▶ [SET TASK]:
Please transcribe the listing below in full and word for word, without its pictures.
▼
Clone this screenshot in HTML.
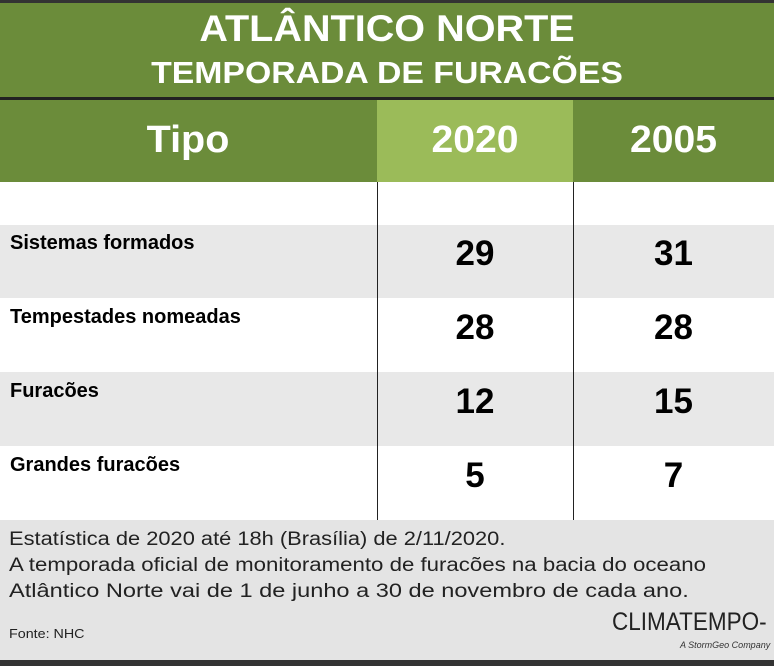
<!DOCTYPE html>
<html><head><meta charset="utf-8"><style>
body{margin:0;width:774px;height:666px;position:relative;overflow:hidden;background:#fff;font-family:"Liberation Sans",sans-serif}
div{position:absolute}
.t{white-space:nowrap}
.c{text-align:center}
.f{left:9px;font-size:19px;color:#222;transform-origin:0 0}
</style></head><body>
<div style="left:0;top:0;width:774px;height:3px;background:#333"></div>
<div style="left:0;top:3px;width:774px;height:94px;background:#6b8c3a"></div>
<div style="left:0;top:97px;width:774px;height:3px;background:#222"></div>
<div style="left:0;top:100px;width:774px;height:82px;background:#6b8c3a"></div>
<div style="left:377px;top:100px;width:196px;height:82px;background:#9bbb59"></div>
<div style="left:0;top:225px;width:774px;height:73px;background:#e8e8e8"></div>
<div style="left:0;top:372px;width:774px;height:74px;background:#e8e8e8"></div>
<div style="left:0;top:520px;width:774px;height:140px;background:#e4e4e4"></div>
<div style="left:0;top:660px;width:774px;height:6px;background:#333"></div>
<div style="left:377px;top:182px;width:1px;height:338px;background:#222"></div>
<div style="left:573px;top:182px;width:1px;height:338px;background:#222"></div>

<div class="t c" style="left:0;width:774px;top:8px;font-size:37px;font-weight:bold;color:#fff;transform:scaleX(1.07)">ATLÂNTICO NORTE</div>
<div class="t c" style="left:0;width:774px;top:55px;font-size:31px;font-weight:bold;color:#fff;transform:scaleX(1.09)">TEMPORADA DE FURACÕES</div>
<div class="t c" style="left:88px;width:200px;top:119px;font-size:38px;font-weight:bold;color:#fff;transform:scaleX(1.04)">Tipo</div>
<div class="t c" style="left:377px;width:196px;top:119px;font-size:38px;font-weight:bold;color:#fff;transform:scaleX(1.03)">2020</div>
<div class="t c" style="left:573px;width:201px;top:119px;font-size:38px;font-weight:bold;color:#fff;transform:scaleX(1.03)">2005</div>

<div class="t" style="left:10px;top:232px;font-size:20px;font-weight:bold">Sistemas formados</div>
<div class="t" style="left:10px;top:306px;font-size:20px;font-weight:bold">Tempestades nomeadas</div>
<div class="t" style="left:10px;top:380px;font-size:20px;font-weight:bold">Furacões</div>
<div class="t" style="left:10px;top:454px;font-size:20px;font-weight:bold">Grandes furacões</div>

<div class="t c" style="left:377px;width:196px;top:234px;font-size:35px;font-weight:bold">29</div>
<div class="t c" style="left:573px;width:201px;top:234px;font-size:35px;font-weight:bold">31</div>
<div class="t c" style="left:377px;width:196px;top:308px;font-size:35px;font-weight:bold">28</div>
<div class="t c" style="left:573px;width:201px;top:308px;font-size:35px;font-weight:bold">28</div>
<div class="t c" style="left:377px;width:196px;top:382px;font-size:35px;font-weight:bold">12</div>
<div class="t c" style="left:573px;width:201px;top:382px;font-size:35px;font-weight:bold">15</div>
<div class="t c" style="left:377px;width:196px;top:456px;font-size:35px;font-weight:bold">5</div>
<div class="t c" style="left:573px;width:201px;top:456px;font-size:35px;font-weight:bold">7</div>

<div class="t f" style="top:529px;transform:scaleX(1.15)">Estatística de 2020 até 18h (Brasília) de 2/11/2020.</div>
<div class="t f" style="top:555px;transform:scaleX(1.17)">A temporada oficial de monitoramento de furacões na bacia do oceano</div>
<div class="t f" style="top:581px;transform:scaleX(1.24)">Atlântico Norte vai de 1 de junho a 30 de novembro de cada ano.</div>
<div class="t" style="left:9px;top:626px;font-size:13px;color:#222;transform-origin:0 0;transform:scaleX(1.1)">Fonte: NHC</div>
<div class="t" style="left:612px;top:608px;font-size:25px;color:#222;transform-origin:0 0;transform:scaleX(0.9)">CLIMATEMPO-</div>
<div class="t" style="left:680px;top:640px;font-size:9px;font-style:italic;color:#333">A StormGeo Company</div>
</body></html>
▲
▶ [EXERCISE RESULT]:
Clone this screenshot in HTML.
<!DOCTYPE html>
<html><head><meta charset="utf-8"><style>
body{margin:0;width:774px;height:666px;position:relative;overflow:hidden;background:#fff;font-family:"Liberation Sans",sans-serif}
div{position:absolute}
.t{white-space:nowrap}
.c{text-align:center}
.f{left:9px;font-size:19px;color:#222;transform-origin:0 0}
</style></head><body>
<div style="left:0;top:0;width:774px;height:3px;background:#333"></div>
<div style="left:0;top:3px;width:774px;height:94px;background:#6b8c3a"></div>
<div style="left:0;top:97px;width:774px;height:3px;background:#222"></div>
<div style="left:0;top:100px;width:774px;height:82px;background:#6b8c3a"></div>
<div style="left:377px;top:100px;width:196px;height:82px;background:#9bbb59"></div>
<div style="left:0;top:225px;width:774px;height:73px;background:#e8e8e8"></div>
<div style="left:0;top:372px;width:774px;height:74px;background:#e8e8e8"></div>
<div style="left:0;top:520px;width:774px;height:140px;background:#e4e4e4"></div>
<div style="left:0;top:660px;width:774px;height:6px;background:#333"></div>
<div style="left:377px;top:182px;width:1px;height:338px;background:#222"></div>
<div style="left:573px;top:182px;width:1px;height:338px;background:#222"></div>

<div class="t c" style="left:0;width:774px;top:8px;font-size:37px;font-weight:bold;color:#fff;transform:scaleX(1.07)">ATLÂNTICO NORTE</div>
<div class="t c" style="left:0;width:774px;top:55px;font-size:31px;font-weight:bold;color:#fff;transform:scaleX(1.09)">TEMPORADA DE FURACÕES</div>
<div class="t c" style="left:88px;width:200px;top:119px;font-size:38px;font-weight:bold;color:#fff;transform:scaleX(1.04)">Tipo</div>
<div class="t c" style="left:377px;width:196px;top:119px;font-size:38px;font-weight:bold;color:#fff;transform:scaleX(1.03)">2020</div>
<div class="t c" style="left:573px;width:201px;top:119px;font-size:38px;font-weight:bold;color:#fff;transform:scaleX(1.03)">2005</div>

<div class="t" style="left:10px;top:232px;font-size:20px;font-weight:bold">Sistemas formados</div>
<div class="t" style="left:10px;top:306px;font-size:20px;font-weight:bold">Tempestades nomeadas</div>
<div class="t" style="left:10px;top:380px;font-size:20px;font-weight:bold">Furacões</div>
<div class="t" style="left:10px;top:454px;font-size:20px;font-weight:bold">Grandes furacões</div>

<div class="t c" style="left:377px;width:196px;top:234px;font-size:35px;font-weight:bold">29</div>
<div class="t c" style="left:573px;width:201px;top:234px;font-size:35px;font-weight:bold">31</div>
<div class="t c" style="left:377px;width:196px;top:308px;font-size:35px;font-weight:bold">28</div>
<div class="t c" style="left:573px;width:201px;top:308px;font-size:35px;font-weight:bold">28</div>
<div class="t c" style="left:377px;width:196px;top:382px;font-size:35px;font-weight:bold">12</div>
<div class="t c" style="left:573px;width:201px;top:382px;font-size:35px;font-weight:bold">15</div>
<div class="t c" style="left:377px;width:196px;top:456px;font-size:35px;font-weight:bold">5</div>
<div class="t c" style="left:573px;width:201px;top:456px;font-size:35px;font-weight:bold">7</div>

<div class="t f" style="top:529px;transform:scaleX(1.15)">Estatística de 2020 até 18h (Brasília) de 2/11/2020.</div>
<div class="t f" style="top:555px;transform:scaleX(1.17)">A temporada oficial de monitoramento de furacões na bacia do oceano</div>
<div class="t f" style="top:581px;transform:scaleX(1.24)">Atlântico Norte vai de 1 de junho a 30 de novembro de cada ano.</div>
<div class="t" style="left:9px;top:626px;font-size:13px;color:#222;transform-origin:0 0;transform:scaleX(1.1)">Fonte: NHC</div>
<div class="t" style="left:612px;top:608px;font-size:25px;color:#222;transform-origin:0 0;transform:scaleX(0.9)">CLIMATEMPO-</div>
<div class="t" style="left:680px;top:640px;font-size:9px;font-style:italic;color:#333">A StormGeo Company</div>
</body></html>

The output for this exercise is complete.